### Data:

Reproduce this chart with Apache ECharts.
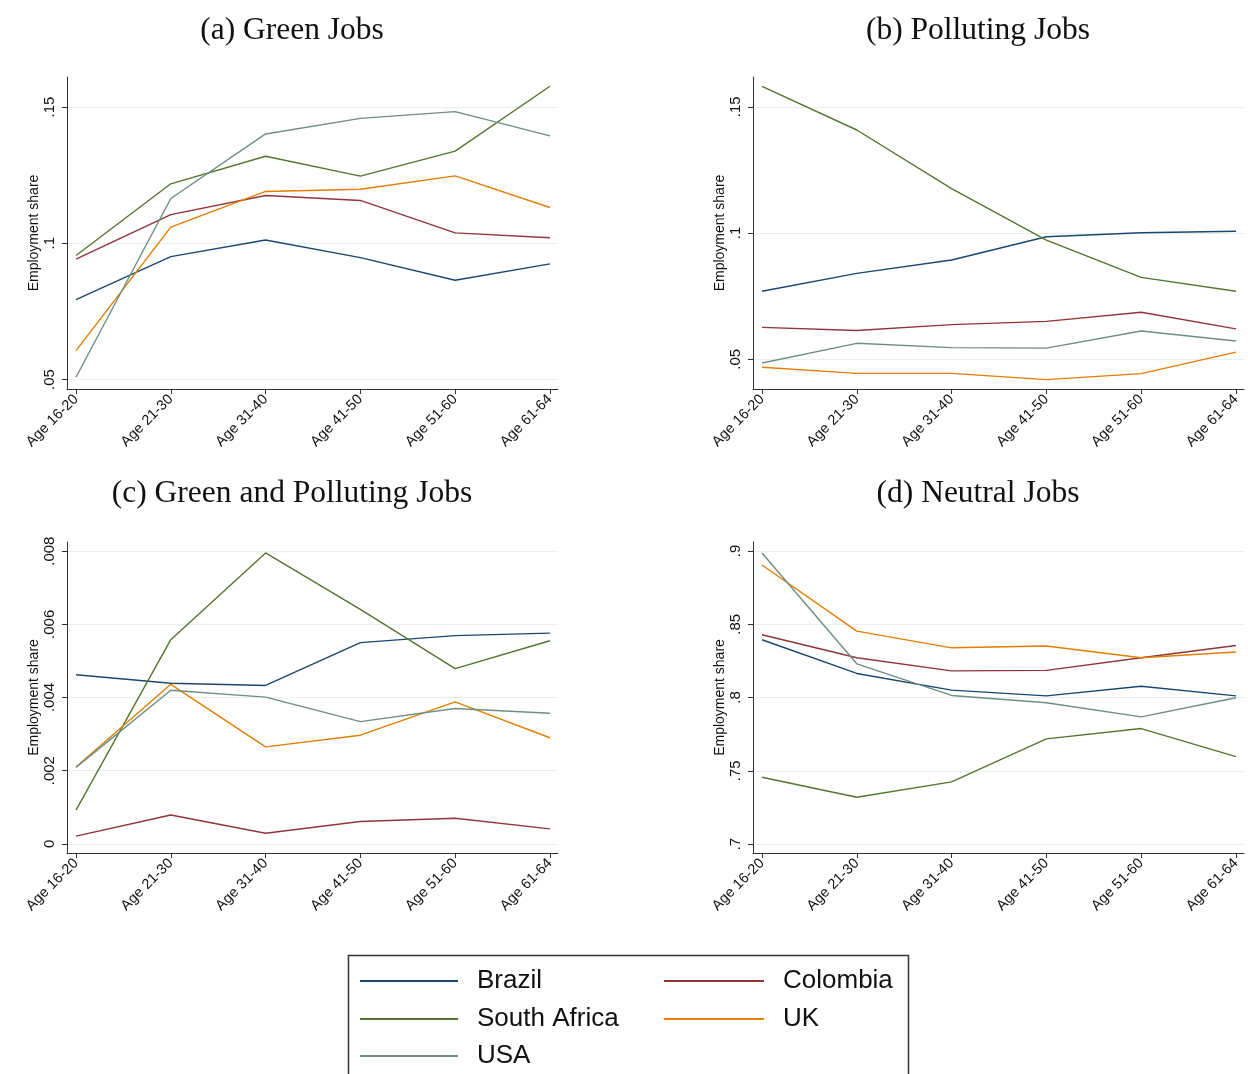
<!DOCTYPE html>
<html>
<head>
<meta charset="utf-8">
<script src="https://cdn.jsdelivr.net/npm/echarts@6/dist/echarts.min.js"></script>
<style>
  html, body { margin: 0; padding: 0; background: #fff; }
  #chart { width: 1248px; height: 1074px; }
</style>
</head>
<body>
<div id="chart"></div>
<script>
// Age groups on the horizontal axis
const ageGroups = ['Age 16-20', 'Age 21-30', 'Age 31-40', 'Age 41-50', 'Age 51-60', 'Age 61-64'];
const countries = ['Brazil', 'Colombia', 'South Africa', 'UK', 'USA'];

// (a) Green jobs: employment share by age group
const greenBrazil      = [0.0793, 0.0951, 0.1012, 0.0947, 0.0864, 0.0924];
const greenColombia    = [0.0942, 0.1105, 0.1175, 0.1157, 0.1038, 0.1020];
const greenSouthAfrica = [0.0955, 0.1218, 0.1319, 0.1246, 0.1338, 0.1576];
const greenUK          = [0.0606, 0.1059, 0.1190, 0.1198, 0.1247, 0.1131];
const greenUSA         = [0.0508, 0.1164, 0.1401, 0.1458, 0.1483, 0.1394];

// (b) Polluting jobs
const pollBrazil      = [0.0769, 0.0840, 0.0893, 0.0985, 0.1001, 0.1007];
const pollColombia    = [0.0626, 0.0614, 0.0637, 0.0650, 0.0686, 0.0620];
const pollSouthAfrica = [0.1581, 0.1408, 0.1176, 0.0972, 0.0824, 0.0769];
const pollUK          = [0.0468, 0.0444, 0.0444, 0.0419, 0.0443, 0.0528];
const pollUSA         = [0.0485, 0.0563, 0.0546, 0.0544, 0.0612, 0.0572];

// (c) Green and polluting jobs
const bothBrazil      = [0.00462, 0.00439, 0.00433, 0.00550, 0.00569, 0.00576];
const bothColombia    = [0.00021, 0.00079, 0.00029, 0.00061, 0.00070, 0.00041];
const bothSouthAfrica = [0.00092, 0.00558, 0.00795, 0.00641, 0.00479, 0.00555];
const bothUK          = [0.00210, 0.00436, 0.00265, 0.00297, 0.00388, 0.00290];
const bothUSA         = [0.00209, 0.00420, 0.00401, 0.00334, 0.00370, 0.00357];

// (d) Neutral jobs
const neutBrazil      = [0.8394, 0.8164, 0.8050, 0.8011, 0.8077, 0.8011];
const neutColombia    = [0.8428, 0.8271, 0.8182, 0.8185, 0.8271, 0.8355];
const neutSouthAfrica = [0.7456, 0.7319, 0.7424, 0.7718, 0.7788, 0.7597];
const neutUK          = [0.8904, 0.8453, 0.8339, 0.8351, 0.8271, 0.8310];
const neutUSA         = [0.8986, 0.8230, 0.8014, 0.7964, 0.7868, 0.7998];

// Y-axis tick values and their labels for each panel
const ticksShare   = [0.05, 0.1, 0.15];
const labelsShare  = ['.05', '.1', '.15'];
const ticksBoth    = [0, 0.002, 0.004, 0.006, 0.008];
const labelsBoth   = ['0', '.002', '.004', '.006', '.008'];
const ticksNeutral = [0.7, 0.75, 0.8, 0.85, 0.9];
const labelsNeutral = ['.7', '.75', '.8', '.85', '.9'];

const panelTitles = ['(a) Green Jobs', '(b) Polluting Jobs', '(c) Green and Polluting Jobs', '(d) Neutral Jobs'];

const colors = {
  'Brazil': '#1a476f',
  'Colombia': '#90353b',
  'South Africa': '#55752f',
  'UK': '#e37e00',
  'USA': '#6e8e84'
};

const panels = [
  { data: [greenBrazil, greenColombia, greenSouthAfrica, greenUK, greenUSA],
    min: 0.0465, max: 0.161, ticks: ticksShare, labels: labelsShare,
    grid: { left: 67, top: 77, width: 491, height: 312 }, titleX: 287, titleY: 10 },
  { data: [pollBrazil, pollColombia, pollSouthAfrica, pollUK, pollUSA],
    min: 0.0382, max: 0.1618, ticks: ticksShare, labels: labelsShare,
    grid: { left: 753, top: 77, width: 491, height: 312 }, titleX: 973, titleY: 10 },
  { data: [bothBrazil, bothColombia, bothSouthAfrica, bothUK, bothUSA],
    min: -0.00025, max: 0.00825, ticks: ticksBoth, labels: labelsBoth,
    grid: { left: 67, top: 542, width: 491, height: 311 }, titleX: 287, titleY: 473 },
  { data: [neutBrazil, neutColombia, neutSouthAfrica, neutUK, neutUSA],
    min: 0.6939, max: 0.9061, ticks: ticksNeutral, labels: labelsNeutral,
    grid: { left: 753, top: 542, width: 491, height: 311 }, titleX: 973, titleY: 473 }
];

// Legend layout: two columns, three rows
const legendSlots = [
  { name: 'Brazil',       left: 355, top: 961, width: 98 },
  { name: 'Colombia',     left: 659, top: 961, width: 100 },
  { name: 'South Africa', left: 355, top: 999, width: 98 },
  { name: 'UK',           left: 659, top: 999, width: 100 },
  { name: 'USA',          left: 355, top: 1036, width: 98 }
];

const sansFont = '"Liberation Sans", Arial, sans-serif';
const serifFont = '"Liberation Serif", "DejaVu Serif", serif';
const axisColor = '#333333';
const gridColor = '#e8eff1';

const xPositions = ageGroups.map((_, i) => i + 1);

const option = {
  backgroundColor: '#ffffff',
  animation: false,
  title: panels.map((p, i) => ({
    text: panelTitles[i],
    left: p.titleX,
    top: p.titleY,
    textAlign: 'center',
    textStyle: { fontFamily: serifFont, fontSize: 31.5, fontWeight: 'normal', color: '#111' }
  })),
  grid: panels.map(p => Object.assign({ containLabel: false }, p.grid)),
  xAxis: panels.map((p, i) => ({
    type: 'value',
    gridIndex: i,
    min: 0.905,
    max: 6.085,
    axisLine: { show: true, onZero: false, lineStyle: { color: axisColor, width: 1 } },
    axisTick: { show: true, customValues: xPositions, length: 5, lineStyle: { color: axisColor } },
    axisLabel: {
      customValues: xPositions,
      formatter: v => ageGroups[Math.round(v) - 1],
      rotate: 45,
      margin: 8,
      fontFamily: sansFont,
      fontSize: 14.5,
      color: '#111'
    },
    splitLine: { show: false }
  })),
  yAxis: panels.map((p, i) => ({
    type: 'value',
    gridIndex: i,
    min: p.min,
    max: p.max,
    name: 'Employment share',
    nameLocation: 'middle',
    nameGap: 24,
    nameTextStyle: { fontFamily: sansFont, fontSize: 14, color: '#111' },
    axisLine: { show: true, lineStyle: { color: axisColor, width: 1 } },
    axisTick: { show: true, customValues: p.ticks, length: 5, lineStyle: { color: axisColor } },
    axisLabel: {
      customValues: p.ticks,
      formatter: v => p.labels[p.ticks.findIndex(t => Math.abs(t - v) < 1e-9)],
      rotate: 90,
      margin: 10,
      fontFamily: sansFont,
      fontSize: 15,
      color: '#111'
    },
    splitLine: { show: true, lineStyle: { color: gridColor, width: 1.2 } }
  })),
  legend: legendSlots.map(s => ({
    data: [s.name],
    orient: 'horizontal',
    left: s.left,
    top: s.top,
    icon: 'rect',
    itemWidth: s.width,
    itemHeight: 2,
    selectedMode: false,
    textStyle: { fontFamily: sansFont, fontSize: 26, color: '#111', lineHeight: 30, padding: [0, 0, 0, 14] }
  })),
  graphic: [
    {
      type: 'rect',
      shape: { x: 348.5, y: 955.5, width: 560, height: 130 },
      style: { fill: 'none', stroke: '#333', lineWidth: 1.5 },
      silent: true
    }
  ],
  series: []
};

panels.forEach((p, pi) => {
  countries.forEach((c, ci) => {
    option.series.push({
      type: 'line',
      name: c,
      xAxisIndex: pi,
      yAxisIndex: pi,
      data: p.data[ci].map((v, k) => [xPositions[k], v]),
      showSymbol: false,
      symbol: 'none',
      color: colors[c],
      lineStyle: { color: colors[c], width: 1.4 },
      emphasis: { disabled: true }
    });
  });
});

const chart = echarts.init(document.getElementById('chart'), null, { renderer: 'canvas' });
chart.setOption(option);
</script>
</body>
</html>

### Given task:
Skip the pictures, please, and transcribe only the lines from the beginning of the material through the one that contains "0.1458, 0.1483, 0.1394];".

### Final answer:
Reproduce this chart with Apache ECharts.
<!DOCTYPE html>
<html>
<head>
<meta charset="utf-8">
<script src="https://cdn.jsdelivr.net/npm/echarts@6/dist/echarts.min.js"></script>
<style>
  html, body { margin: 0; padding: 0; background: #fff; }
  #chart { width: 1248px; height: 1074px; }
</style>
</head>
<body>
<div id="chart"></div>
<script>
// Age groups on the horizontal axis
const ageGroups = ['Age 16-20', 'Age 21-30', 'Age 31-40', 'Age 41-50', 'Age 51-60', 'Age 61-64'];
const countries = ['Brazil', 'Colombia', 'South Africa', 'UK', 'USA'];

// (a) Green jobs: employment share by age group
const greenBrazil      = [0.0793, 0.0951, 0.1012, 0.0947, 0.0864, 0.0924];
const greenColombia    = [0.0942, 0.1105, 0.1175, 0.1157, 0.1038, 0.1020];
const greenSouthAfrica = [0.0955, 0.1218, 0.1319, 0.1246, 0.1338, 0.1576];
const greenUK          = [0.0606, 0.1059, 0.1190, 0.1198, 0.1247, 0.1131];
const greenUSA         = [0.0508, 0.1164, 0.1401, 0.1458, 0.1483, 0.1394];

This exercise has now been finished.